The two questions are rather different. The first one belongs to the one-class classification family, whereas the second is (more classical) multiclass classification. Thereby, different models were used for each problem.
To emit relevant notifications, knowing user habits is a big advantage. Using a model to predict their intent let the website allows the website to take into account every available pieces of information.
We want to find the time boundaries in which the user is more likely to come back to the website.
To be able to detect these boundaries, we need to generate a set of timestamp samples in which the visitor didn't show up. The generation process we use offers two parameters: the mean frequency f and the positive avoidance a. First negative samples are generated according to f. Then they are filtered using a. Negative samples with an actual event closer than the positive avoidance are deleted to reduce fuzziness.
A subset of visitors is chosen to evaluate our different models. Negative samples for the test subset are generated with 20 minutes as the mean frequency and 40 minutes as the positive avoidance. The generation parameters for the training phase were considered as hyperparameters.
To see how well Craft AI performs, we benchmark other popular algorithms:
- XGBoost (xgboost.XGBClassifier)
- KNN (sklearn.neighbors.KNeighborsClassifier)
- SVM (sklearn.svm.SVC)
- Decision Tree (sklearn.tree.DecisionTreeClassifier)
- OneClassSVM (sklearn.svm.OneClassSVM)
These algorithms have different parameters that were chosen using cross-validation on the training data set on each visitor.
Craft AI natively handles periodic and time-related features and does not need normalization. This is not the case for the other algorithms. So we applied some transformations on the timestamp. 4 features were generated: month_of_year, day_of_month, day_of_week and hour. Next, we normalized all the columns.
As you can see in this plot, craft ai is the second best model for happened prediction and it has only a bit less accuracy score than a boosting algorithm which is not explicable.

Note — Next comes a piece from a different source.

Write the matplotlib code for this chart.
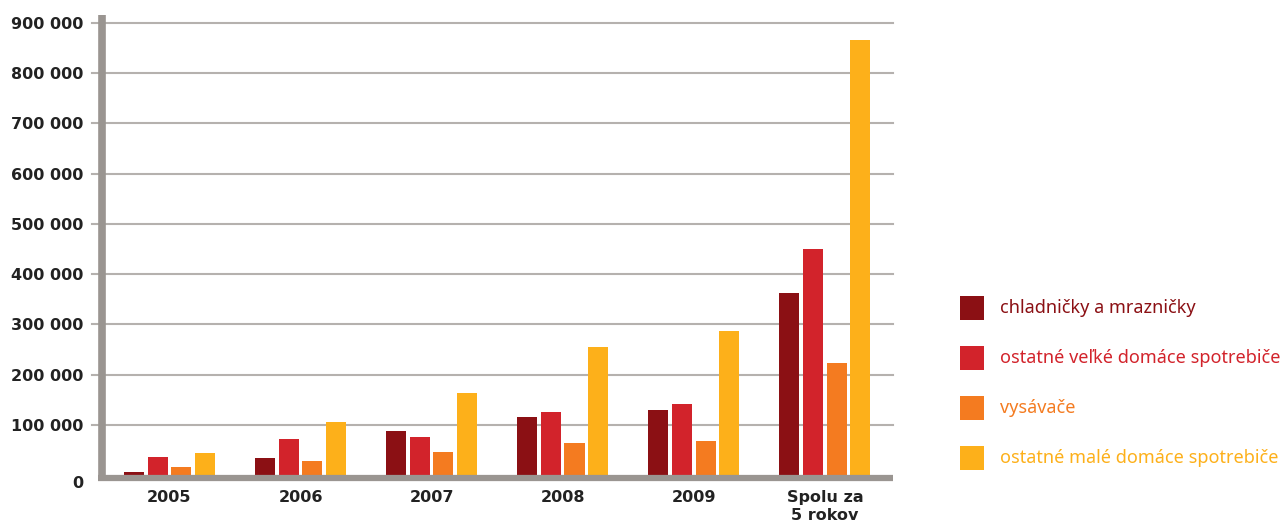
import matplotlib.pyplot as plt
import numpy as np
from matplotlib.patches import Rectangle
from matplotlib.transforms import ScaledTranslation

# hodnoty odčítané z grafu
roky = ['2005', '2006', '2007', '2008', '2009', 'Spolu za\n5 rokov']
chladnicky = [6000, 34000, 87000, 115000, 129000, 363000]
velke = [36000, 71000, 75000, 125000, 141000, 451000]
vysavace = [16000, 28000, 46000, 63000, 67000, 223000]
male = [44000, 105000, 163000, 255000, 287000, 867000]

nazvy = ['chladničky a mrazničky', 'ostatné veľké domáce spotrebiče',
         'vysávače', 'ostatné malé domáce spotrebiče']
farby = ['#8B1014', '#D2232B', '#F47B20', '#FDB01A']
yticky = [0, 100000, 200000, 300000, 400000, 500000, 600000, 700000, 800000, 900000]

plt.rcParams['font.family'] = ['Noto Sans', 'DejaVu Sans']

W, H = 1286, 532
fig = plt.figure(figsize=(W / 100, H / 100), dpi=100)
ax = fig.add_axes([100 / W, 1 - 475 / H, 793 / W, 460 / H])

x = np.arange(len(roky))
sirka = 0.153
krok = 0.18
for i, (serie, farba) in enumerate(zip([chladnicky, velke, vysavace, male], farby)):
    ax.bar(x + (i - 1.5) * krok, serie, width=sirka, color=farba, zorder=3)

ax.set_xlim(-0.53, 5.52)
ax.set_ylim(0, 916000)

# mriežka
for h in yticky[1:]:
    ax.plot([-0.01, 1], [h, h], transform=ax.get_yaxis_transform(),
            color='#B5B1AE', lw=1.5, clip_on=False, zorder=1)

for s in ax.spines.values():
    s.set_visible(False)

# osi
siva = '#9A9591'
ax.plot([-0.003, 1], [-0.0075, -0.0075], transform=ax.transAxes, color=siva,
        lw=4.5, clip_on=False, solid_capstyle='butt', zorder=4)
ax.plot([0.0025, 0.0025], [-0.0135, 1], transform=ax.transAxes, color=siva,
        lw=5.5, clip_on=False, solid_capstyle='butt', zorder=4)

ax.set_yticks(yticky)
ax.set_yticklabels([f'{v:,}'.replace(',', ' ') for v in yticky],
                   fontsize=11.5, fontweight='bold', color='#222222', family='DejaVu Sans')
ax.set_xticks(x)
ax.set_xticklabels(roky, fontsize=11.5, fontweight='bold', color='#222222',
                   linespacing=1.2, family='DejaVu Sans')
ax.tick_params(axis='y', length=0, pad=12)
ax.tick_params(axis='x', length=0, pad=11)

# nula je trochu nižšie
nula = ax.yaxis.get_major_ticks()[0].label1
nula.set_transform(nula.get_transform() + ScaledTranslation(0, -5 / 72, fig.dpi_scale_trans))

# legenda
for i, (nazov, farba) in enumerate(zip(nazvy, farby)):
    yc = 308 + i * 50
    fig.patches.append(Rectangle((960 / W, 1 - (yc + 12) / H), 24 / W, 24 / H,
                                 transform=fig.transFigure, facecolor=farba,
                                 edgecolor='none'))
    fig.text(1000 / W, 1 - yc / H, nazov, color=farba, fontsize=13, va='center',
             ha='left')

fig.savefig('out.png', dpi=100)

The Craft AI mean accuracy is more than 95%. It means that our model can correctly decide if an event will happen or not in a given time for around 95 percent of the events. The following picture is a sample tree of one of the visitors:
The above decision tree is built based on one of the customer's behavior. Each leaf contains the prediction of an event which can be YES or NO. The path to each leaf shows the sequence of decisions based on time features of the event that leads to the prediction.
For example, we can see in the rightmost leaf that if it’s been more than 2723.5 seconds from the last visit of the visitor if it is between 23:34 and 14:57 and if it is between the 21th of a month and the 14th of the next month, the visitor is not interested currently by the website.
What category of product interests the user?
As it was mentioned before, the test set is limited to the actual events that were correctly detected during the Event Prediction Phase by the most accurate algorithm.
On top of the previous preprocessing, another extra feature is added which is the last viewed product category as a new column named ‘last’. This column was transformed to 25 new binary dummies using one-hot encoding.
Again, Craft AI is among the very best algorithm. Its very high accuracy (> 90%) shows we can predict which product interests which visitor.
As you've seen in this article, Craft AI can predict the actions of the customers on websites like B2C.com. It also performs as good as other well-known algorithms but with the benefit of explainability.
With the use of these results and knowing more about the visitor's behavior, a website like B2C.com can achieve a lot. Here are two sample use cases:
- Detect unusual behavior: A user is not visiting with his usual pattern. It is possible to send them notifications or emails to remind them of the website or application.
- Improve UX: Adapt the interface of the website to what we expect the visitor to visit to help them find their way easily.